KG, Beschl. v. 21.4.2020 – 6 U 175/18
1 Aus den Gründen:
"Die Berufung kann gem. § 513 Abs. 1 ZPO nur darauf gestützt werden, dass die angefochtene Entscheidung auf einer Rechtsverletzung beruht oder gem. § 529 ZPO zu berücksichtigende Tatsachen eine andere Entscheidung rechtfertigen."
Beide Voraussetzungen liegen hier vor.
1) Aus der von der Bekl. selbst eingereichten Anlage B 4 – dem Fragebogen, den der Kl. ausgefüllt hat – ergeben sich die Angaben zum äußeren Bild eines versicherten Diebstahls.

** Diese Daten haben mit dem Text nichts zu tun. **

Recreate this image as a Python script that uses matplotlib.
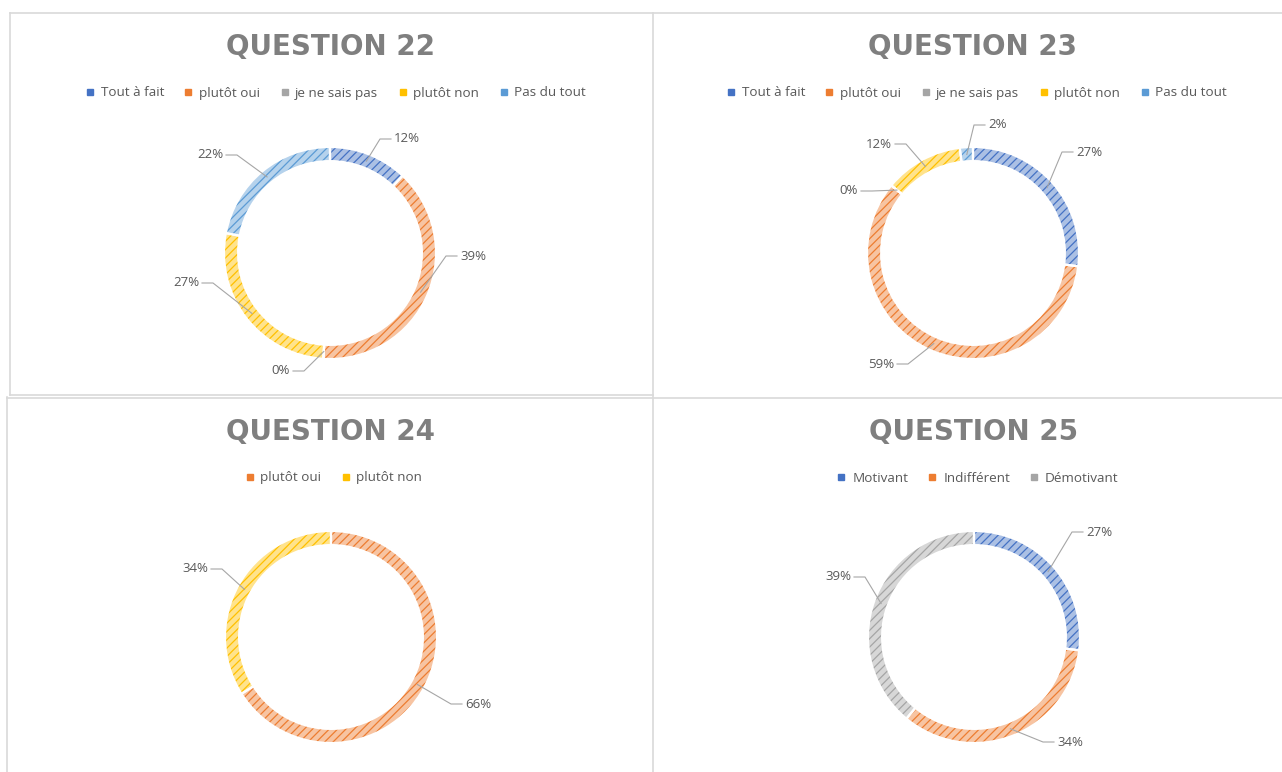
import matplotlib
matplotlib.use('Agg')
import matplotlib.pyplot as plt
from matplotlib.lines import Line2D
from matplotlib.colors import to_rgb
import numpy as np

plt.rcParams['font.family'] = ['Open Sans', 'DejaVu Sans']
plt.rcParams['hatch.linewidth'] = 0.9

W, H = 1282, 772
R = 105  # rayon exterieur en px

# donnees
answers5 = ['Tout à fait', 'plutôt oui', 'je ne sais pas', 'plutôt non', 'Pas du tout']
q22_values = [12, 39, 0, 27, 22]
q23_values = [27, 59, 0, 12, 2]
answers2 = ['plutôt oui', 'plutôt non']
q24_values = [66, 34]
answers3 = ['Motivant', 'Indifférent', 'Démotivant']
q25_values = [27, 34, 39]

colors5 = ['#4472C4', '#ED7D31', '#A5A5A5', '#FFC000', '#5B9BD5']
colors2 = ['#ED7D31', '#FFC000']
colors3 = ['#4472C4', '#ED7D31', '#A5A5A5']

TEXT = '#595959'
TITLE = '#7F7F7F'
GRID = '#D9D9D9'


def tint(c, f=0.55):
	r, g, b = to_rgb(c)
	return (r + (1 - r) * f, g + (1 - g) * f, b + (1 - b) * f)


def donut(fig, cx, cy, values, colors, label_pos):
	ax = fig.add_axes([(cx - 230) / W, 1 - (cy + 150) / H, 460 / W, 300 / H])
	wedges, _ = ax.pie(values, colors=[tint(c) for c in colors], startangle=90, counterclock=False,
	                   radius=1.01, wedgeprops=dict(width=0.135, linewidth=0))
	for w, c in zip(wedges, colors):
		w.set_edgecolor(c)
		w.set_hatch('////')
	ax.pie(values, colors=['none'] * len(values), startangle=90, counterclock=False,
	       radius=1.01, wedgeprops=dict(width=0.135, edgecolor='white', linewidth=1.6))
	ax.set_xlim(-230 / R, 230 / R)
	ax.set_ylim(-150 / R, 150 / R)
	ax.axis('off')

	total = sum(values)
	cum = 0
	for v, (dx, dy, side) in zip(values, label_pos):
		mid = 90 - 360 * (cum + v / 2) / total
		cum += v
		rm = 0.94
		px = rm * np.cos(np.radians(mid))
		py = rm * np.sin(np.radians(mid))
		tx, ty = dx / R, -dy / R
		s = 1 if side == 'left' else -1
		ax.plot([px, tx - s * 14 / R, tx - s * 3 / R], [py, ty, ty], color='#A6A6A6', lw=0.8)
		ax.text(tx, ty, f'{v}%', ha=side, va='center', fontsize=9.5, color=TEXT)


def title(fig, x, y, txt):
	fig.text(x / W, 1 - y / H, txt, ha='center', va='center', fontsize=20, fontweight='bold',
	         color=TITLE, family='DejaVu Sans')


def legend(fig, x, y, labels, colors):
	handles = [Line2D([], [], marker='s', linestyle='', markersize=4.5, color=c) for c in colors]
	fig.legend(handles, labels, loc='center', bbox_to_anchor=(x / W, 1 - y / H), ncol=len(labels),
	           frameon=False, fontsize=9.7, handlelength=0.6, handletextpad=0.5, columnspacing=1.5,
	           labelcolor=TEXT)


def line(fig, x0, y0, x1, y1, lw=1.2):
	fig.add_artist(Line2D([x0 / W, x1 / W], [1 - y0 / H, 1 - y1 / H], transform=fig.transFigure,
	                      color=GRID, lw=lw))


fig = plt.figure(figsize=(W / 100, H / 100), dpi=100)

# cadres
line(fig, 10, 13, 1282, 13)
line(fig, 10, 13, 10, 395)
line(fig, 10, 395, 653, 395)
line(fig, 653, 13, 653, 772)
line(fig, 7, 397, 7, 772)
line(fig, 7, 397.5, 1282, 397.5)

title(fig, 331, 47, 'QUESTION 22')
legend(fig, 336, 93, answers5, colors5)
donut(fig, 330, 253, q22_values, colors5,
      [(64, -114, 'left'), (130, 3, 'left'), (-40, 118, 'right'), (-131, 30, 'right'), (-107, -98, 'right')])

title(fig, 973, 47, 'QUESTION 23')
legend(fig, 977, 93, answers5, colors5)
donut(fig, 973, 253, q23_values, colors5,
      [(103, -101, 'left'), (-79, 111, 'right'), (-115, -62, 'right'), (-81, -109, 'right'), (15, -128, 'left')])

title(fig, 331, 432, 'QUESTION 24')
legend(fig, 334, 478, answers2, colors2)
donut(fig, 331, 637, q24_values, colors2,
      [(134, 67, 'left'), (-123, -68, 'right')])

title(fig, 974, 432, 'QUESTION 25')
legend(fig, 978, 478, answers3, colors3)
donut(fig, 974, 637, q25_values, colors3,
      [(112, -105, 'left'), (83, 105, 'left'), (-123, -60, 'right')])

fig.savefig('out.png', dpi=100)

Danach hat der Kl. sein Fahrzeug am 15.8.2013 gegen 20.00 Uhr auf dem Parkplatz des Einkaufsmarktes der Fa. (…) in der (…)-Chaussee in P. abgestellt und dort gegen 20.30 Uhr nicht wieder aufgefunden. Da die Bekl. den Diebstahl bestreitet, hätte das LG den Kl. persönlich gem. § 141 ZPO zu dem behaupteten äußeren Bild eines versicherten Diebstahls anhören müssen, weil der Kl. auf andere Art und Weise das äußere Bild nicht beweisen kann. Dies hat das LG verfahrensfehlerhaft unterlassen und damit den Anspruch des Kl. auf rechtliches Gehör verletzt.
2) Das angefochtene Urteil beruht auch auf diesem Rechtsfehler sowie der damit im Zusammenhang stehenden unzureichenden Tatsachenfeststellung, denn das angefochtene Urteil erweist sich nicht auch aus anderen Gründen als richtig.
a) Das LG kennt die Rspr des BGH offensichtlich nicht und berücksichtigt die Grundsätze dieser Rspr auch nicht. Maßgeblich für den Anspruch des VN aus einem Kaskovertrag ist allein das vertragliche Leistungsversprechen des VR, wohingegen die gesetzlichen Vorschriften zum Schadensersatz keine Anwendung finden (BGHZ 207, 358). Die Auffassung des LG, die Grundsätze des Schadensersatzrechts seien auf das Versicherungsverhältnis übertragbar, soweit es um den Umfang des erforderlichen Vortrages zur Reparatur eines Vorschadens geht, berücksichtigt leider – wie der Senat in der Vergangenheit bereits wiederholt feststellen musste – die wesentlichen Unterschiede zwischen der Abwicklung eines Unfallereignisses durch einen Kfz-Haftpflichtversicherer und der Regulierung eines Kaskoschadens nicht.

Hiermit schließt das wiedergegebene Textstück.